CREATE TABLE featured_deal (
     id INT NOT NULL AUTO_INCREMENT PRIMARY KEY,
      fsa VARCHAR(10),
      poster_id int(11),
      dealid bigint(20),
      bookedDate date,
      createDate timestamp NOT NULL DEFAULT CURRENT_TIMESTAMP,
    UNIQUE KEY `featured_unique`(fsa, bookedDate)
    )

And I create a table that is a replica of this table called history:

CREATE TABLE featured_deal_history (
             id INT NOT NULL AUTO_INCREMENT PRIMARY KEY,
              fsa VARCHAR(10),
              poster_id int(11),
              dealid bigint(20),
              bookedDate date,
              createDate timestamp NOT NULL DEFAULT CURRENT_TIMESTAMP,
            UNIQUE KEY `featured_unique`(fsa, bookedDate)
            )

I have a trigger to populate the history table whenever an insert happens on the original table:

CREATE TRIGGER `featured_to_history`
            AFTER INSERT ON lst_enmasse_featured_deal 
            FOR EACH ROW
            INSERT INTO lst_enmasse_featured_deal_history (fsa,poster_id,dealid,bookedDate,createDate)
            VALUES (NEW.fsa,NEW.poster_id,NEW.dealid,NEW.bookedDate,NEW.createDate)

Finally, I clean the table using a cron job and the command:

    DELETE * FROM featured_deal WHERE bookedDate < DATE_SUB(CURDATE(), INTERVAL 30 DAY)

Is there a better way to perform the above task? I thought about MYSQL Partitions. However, I don't have a fixed partition. The date changes and hence I'd need two new partitions everyday.


Solution

  • In principle your aproach is OK, however the concept is predicated on the idea that a smaller table is more performant. This imlpies that your queries are running full table scans against the data - i.e. you've not configured your indexes correctly.

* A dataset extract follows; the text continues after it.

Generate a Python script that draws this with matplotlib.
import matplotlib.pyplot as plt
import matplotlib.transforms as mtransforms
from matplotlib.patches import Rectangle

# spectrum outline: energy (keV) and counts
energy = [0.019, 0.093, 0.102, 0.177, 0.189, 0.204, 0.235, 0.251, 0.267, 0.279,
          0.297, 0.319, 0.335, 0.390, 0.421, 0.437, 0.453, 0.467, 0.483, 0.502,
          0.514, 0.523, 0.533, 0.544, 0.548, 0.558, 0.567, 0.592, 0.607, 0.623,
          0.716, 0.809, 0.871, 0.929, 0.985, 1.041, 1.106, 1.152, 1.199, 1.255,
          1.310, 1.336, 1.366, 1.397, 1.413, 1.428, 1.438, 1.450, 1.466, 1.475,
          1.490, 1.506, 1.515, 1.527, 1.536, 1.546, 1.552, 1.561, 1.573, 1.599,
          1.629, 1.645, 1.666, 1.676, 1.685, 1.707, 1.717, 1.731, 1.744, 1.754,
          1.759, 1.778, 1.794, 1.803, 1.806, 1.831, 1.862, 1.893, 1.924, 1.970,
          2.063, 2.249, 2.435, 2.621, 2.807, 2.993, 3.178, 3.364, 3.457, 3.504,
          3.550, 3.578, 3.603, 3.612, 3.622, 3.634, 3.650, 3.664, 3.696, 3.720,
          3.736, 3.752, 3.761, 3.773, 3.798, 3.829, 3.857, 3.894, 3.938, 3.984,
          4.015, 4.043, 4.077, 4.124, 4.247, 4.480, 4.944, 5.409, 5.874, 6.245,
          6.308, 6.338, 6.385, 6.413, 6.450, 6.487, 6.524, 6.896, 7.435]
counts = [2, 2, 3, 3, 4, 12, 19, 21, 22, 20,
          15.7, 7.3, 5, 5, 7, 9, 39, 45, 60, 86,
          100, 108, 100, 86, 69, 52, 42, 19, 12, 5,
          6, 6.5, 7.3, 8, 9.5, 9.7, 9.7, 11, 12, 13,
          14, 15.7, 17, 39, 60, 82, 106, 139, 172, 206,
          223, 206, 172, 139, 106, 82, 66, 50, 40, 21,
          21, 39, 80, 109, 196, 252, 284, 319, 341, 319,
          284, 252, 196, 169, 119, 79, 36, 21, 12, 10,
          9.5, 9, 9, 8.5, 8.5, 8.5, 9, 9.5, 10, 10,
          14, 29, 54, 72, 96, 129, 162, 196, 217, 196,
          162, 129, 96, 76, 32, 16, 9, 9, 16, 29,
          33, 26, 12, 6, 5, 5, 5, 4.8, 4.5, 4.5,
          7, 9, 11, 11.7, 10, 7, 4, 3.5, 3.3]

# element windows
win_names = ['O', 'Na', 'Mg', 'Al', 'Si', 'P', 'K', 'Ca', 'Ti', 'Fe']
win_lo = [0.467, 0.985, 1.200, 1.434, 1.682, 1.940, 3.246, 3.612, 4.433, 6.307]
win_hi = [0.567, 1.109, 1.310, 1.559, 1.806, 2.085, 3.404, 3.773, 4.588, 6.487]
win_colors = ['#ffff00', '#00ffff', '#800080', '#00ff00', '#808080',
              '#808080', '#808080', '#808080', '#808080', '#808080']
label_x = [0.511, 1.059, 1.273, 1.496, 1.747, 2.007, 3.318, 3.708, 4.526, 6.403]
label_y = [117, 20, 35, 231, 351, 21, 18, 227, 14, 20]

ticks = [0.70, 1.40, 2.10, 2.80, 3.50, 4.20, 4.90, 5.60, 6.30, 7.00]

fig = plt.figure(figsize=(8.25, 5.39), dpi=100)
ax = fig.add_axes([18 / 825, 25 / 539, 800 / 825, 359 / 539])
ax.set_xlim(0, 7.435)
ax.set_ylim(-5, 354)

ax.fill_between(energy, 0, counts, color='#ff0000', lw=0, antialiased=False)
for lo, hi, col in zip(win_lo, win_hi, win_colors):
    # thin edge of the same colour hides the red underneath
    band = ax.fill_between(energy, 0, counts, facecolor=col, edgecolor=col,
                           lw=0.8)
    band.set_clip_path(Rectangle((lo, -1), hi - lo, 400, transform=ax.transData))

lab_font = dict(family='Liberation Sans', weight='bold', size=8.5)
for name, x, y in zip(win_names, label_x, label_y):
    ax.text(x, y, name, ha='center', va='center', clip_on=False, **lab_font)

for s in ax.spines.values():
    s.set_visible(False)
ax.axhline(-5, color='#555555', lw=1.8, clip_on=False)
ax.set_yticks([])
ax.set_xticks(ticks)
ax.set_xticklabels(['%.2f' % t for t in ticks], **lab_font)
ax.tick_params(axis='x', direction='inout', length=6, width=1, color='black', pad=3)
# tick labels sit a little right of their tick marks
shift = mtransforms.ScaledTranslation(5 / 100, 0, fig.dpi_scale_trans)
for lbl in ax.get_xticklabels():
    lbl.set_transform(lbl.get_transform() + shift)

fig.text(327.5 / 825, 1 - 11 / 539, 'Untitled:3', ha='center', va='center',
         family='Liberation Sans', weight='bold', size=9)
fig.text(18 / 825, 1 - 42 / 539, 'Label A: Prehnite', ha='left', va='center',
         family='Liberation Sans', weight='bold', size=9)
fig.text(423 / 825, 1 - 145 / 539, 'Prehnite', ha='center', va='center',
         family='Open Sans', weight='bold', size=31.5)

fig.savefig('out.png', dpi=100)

    I suggest that the first thing you fix is the performance of your queries.

    If you still need to keep stuff out of the hot data table, then you should seek to do any inserts into the history table as bulk operation NOT a row at a time - this will keep the table and indexes in a healthy state. This could be done in a batch operation as suggested by Cristian, or you could use a stochastic method (with a state variable in the source table). e.g. something like...

    AFTER INSERT ON mytable
    IF (0.95<RAND()) THEN
       UPDATE mytable SET control=CONNECTION_ID()
       WHERE control IS NULL;
       INSERT INTO backuptable (...)
         SELECT .... FROM mytable
         WHERE control=CONNECTION_ID();
       UPDATE mytable SET control=-1
       WHERE control=CONNECTION_ID();
     END IF;
    

    One further consideration is that you generate a new id when you write to the history table: why?